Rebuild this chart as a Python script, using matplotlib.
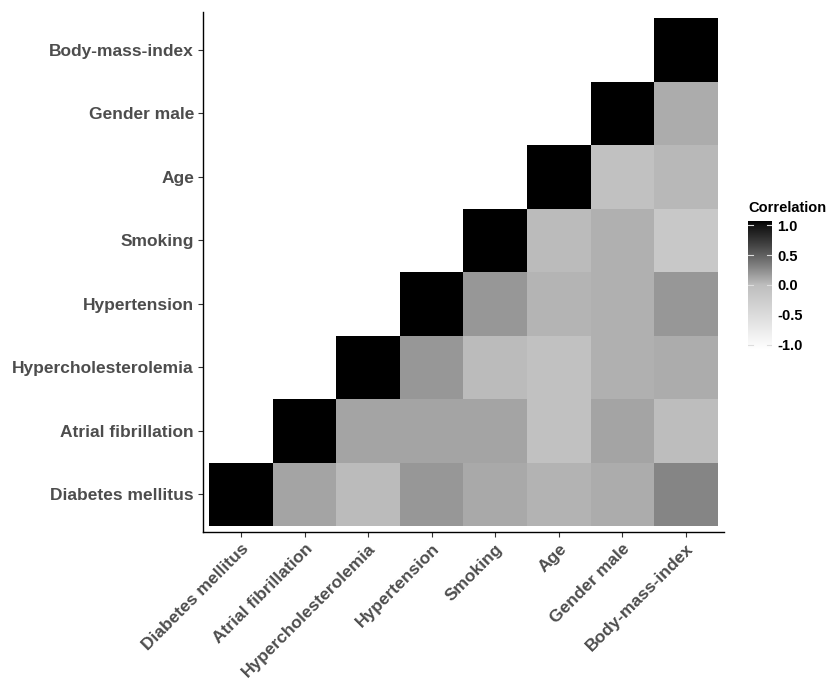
import numpy as np
import matplotlib
matplotlib.use("Agg")
import matplotlib.pyplot as plt
from matplotlib.colors import ListedColormap

plt.rcParams['font.family'] = ['Liberation Sans', 'DejaVu Sans']

labels = ['Diabetes mellitus', 'Atrial fibrillation', 'Hypercholesterolemia',
          'Hypertension', 'Smoking', 'Age', 'Gender male', 'Body-mass-index']

# upper triangle rows (row variable vs. columns to its right, incl. diagonal)
r_diabetes = [1.0, 0.12, 0.01, 0.18, 0.10, 0.05, 0.08, 0.28]
r_atrial = [1.0, 0.12, 0.12, 0.12, -0.05, 0.12, 0.00]
r_hyperchol = [1.0, 0.18, 0.01, -0.05, 0.07, 0.08]
r_hypertens = [1.0, 0.18, 0.04, 0.07, 0.18]
r_smoking = [1.0, 0.01, 0.07, -0.16]
r_age = [1.0, -0.05, 0.03]
r_gender = [1.0, 0.08]
r_bmi = [1.0]

rows = [r_diabetes, r_atrial, r_hyperchol, r_hypertens, r_smoking, r_age, r_gender, r_bmi]
n = len(labels)
M = np.full((n, n), np.nan)
for i, r in enumerate(rows):
    M[i, i:] = r


# white -> grey -> black, interpolated in L* like ggplot's gradient2
def srgb_to_L(g):
    c = g / 255.0
    lin = ((c + 0.055) / 1.055) ** 2.4 if c > 0.04045 else c / 12.92
    return 116 * lin ** (1 / 3) - 16 if lin > 0.008856 else 903.3 * lin

def L_to_srgb(L):
    Y = ((L + 16) / 116) ** 3 if L > 8 else L / 903.3
    c = 1.055 * Y ** (1 / 2.4) - 0.055 if Y > 0.0031308 else 12.92 * Y
    return min(max(c, 0), 1)

Lw, Lm, Lb = 100.0, srgb_to_L(190), 0.0
vals = np.linspace(-1, 1, 256)
cols = []
for v in vals:
    L = Lm + (Lw - Lm) * (-v) if v < 0 else Lm + (Lb - Lm) * v
    g = L_to_srgb(L)
    cols.append((g, g, g))
cmap = ListedColormap(cols)

fig = plt.figure(figsize=(8.29, 6.78), dpi=100)
ax = fig.add_axes([203 / 829, 1 - 532 / 678, 521 / 829, 520 / 678])
ax.imshow(M, cmap=cmap, vmin=-1, vmax=1, origin='lower', aspect='auto',
          extent=[-0.5, n - 0.5, -0.5, n - 0.5], interpolation='nearest')
ax.set_xlim(-0.6, n - 0.4)
ax.set_ylim(-0.6, n - 0.4)

ax.set_xticks(range(n))
ax.set_yticks(range(n))
ax.set_xticklabels(labels, rotation=45, ha='right', rotation_mode='anchor',
                   fontsize=12.5, fontweight='bold', color='#4d4d4d')
ax.set_yticklabels(labels, fontsize=12.5, fontweight='bold', color='#4d4d4d')
ax.tick_params(length=3.5, width=0.8, color='#333333', pad=3)
for s in ['top', 'right']:
    ax.spines[s].set_visible(False)
for s in ['left', 'bottom']:
    ax.spines[s].set_linewidth(1.0)

# colorbar
cax = fig.add_axes([748 / 829, 1 - 349 / 678, 24 / 829, 128 / 678])
grad = np.linspace(-1, 1, 256).reshape(-1, 1)
cax.imshow(grad, cmap=cmap, vmin=-1, vmax=1, origin='lower', aspect='auto',
           extent=[0, 1, -1.07, 1.07])
cax.set_xlim(0, 1)
cax.set_ylim(-1.07, 1.07)
for t in [-1, -0.5, 0, 0.5, 1]:
    cax.plot([0, 0.2], [t, t], color='#dddddd', lw=0.8)
    cax.plot([0.8, 1], [t, t], color='#dddddd', lw=0.8)
cax.set_xticks([])
cax.yaxis.tick_right()
cax.set_yticks([-1, -0.5, 0, 0.5, 1])
cax.set_yticklabels(['-1.0', '-0.5', '0.0', '0.5', '1.0'], fontsize=10.5,
                    fontweight='bold')
cax.tick_params(length=0, pad=4)
for s in cax.spines.values():
    s.set_visible(False)
fig.text(748 / 829, 1 - 208 / 678, 'Correlation', fontsize=10.5,
         fontweight='bold', va='center', ha='left')

fig.savefig('out.png', dpi=100)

━━━━━━━━━━

Restate the material word for word from its first line through the line containing "return 116 *", both included; the pictures do not belong in it.

Rebuild this chart as a Python script, using matplotlib.
import numpy as np
import matplotlib
matplotlib.use("Agg")
import matplotlib.pyplot as plt
from matplotlib.colors import ListedColormap

plt.rcParams['font.family'] = ['Liberation Sans', 'DejaVu Sans']

labels = ['Diabetes mellitus', 'Atrial fibrillation', 'Hypercholesterolemia',
          'Hypertension', 'Smoking', 'Age', 'Gender male', 'Body-mass-index']

# upper triangle rows (row variable vs. columns to its right, incl. diagonal)
r_diabetes = [1.0, 0.12, 0.01, 0.18, 0.10, 0.05, 0.08, 0.28]
r_atrial = [1.0, 0.12, 0.12, 0.12, -0.05, 0.12, 0.00]
r_hyperchol = [1.0, 0.18, 0.01, -0.05, 0.07, 0.08]
r_hypertens = [1.0, 0.18, 0.04, 0.07, 0.18]
r_smoking = [1.0, 0.01, 0.07, -0.16]
r_age = [1.0, -0.05, 0.03]
r_gender = [1.0, 0.08]
r_bmi = [1.0]

rows = [r_diabetes, r_atrial, r_hyperchol, r_hypertens, r_smoking, r_age, r_gender, r_bmi]
n = len(labels)
M = np.full((n, n), np.nan)
for i, r in enumerate(rows):
    M[i, i:] = r


# white -> grey -> black, interpolated in L* like ggplot's gradient2
def srgb_to_L(g):
    c = g / 255.0
    lin = ((c + 0.055) / 1.055) ** 2.4 if c > 0.04045 else c / 12.92
    return 116 * lin ** (1 / 3) - 16 if lin > 0.008856 else 903.3 * lin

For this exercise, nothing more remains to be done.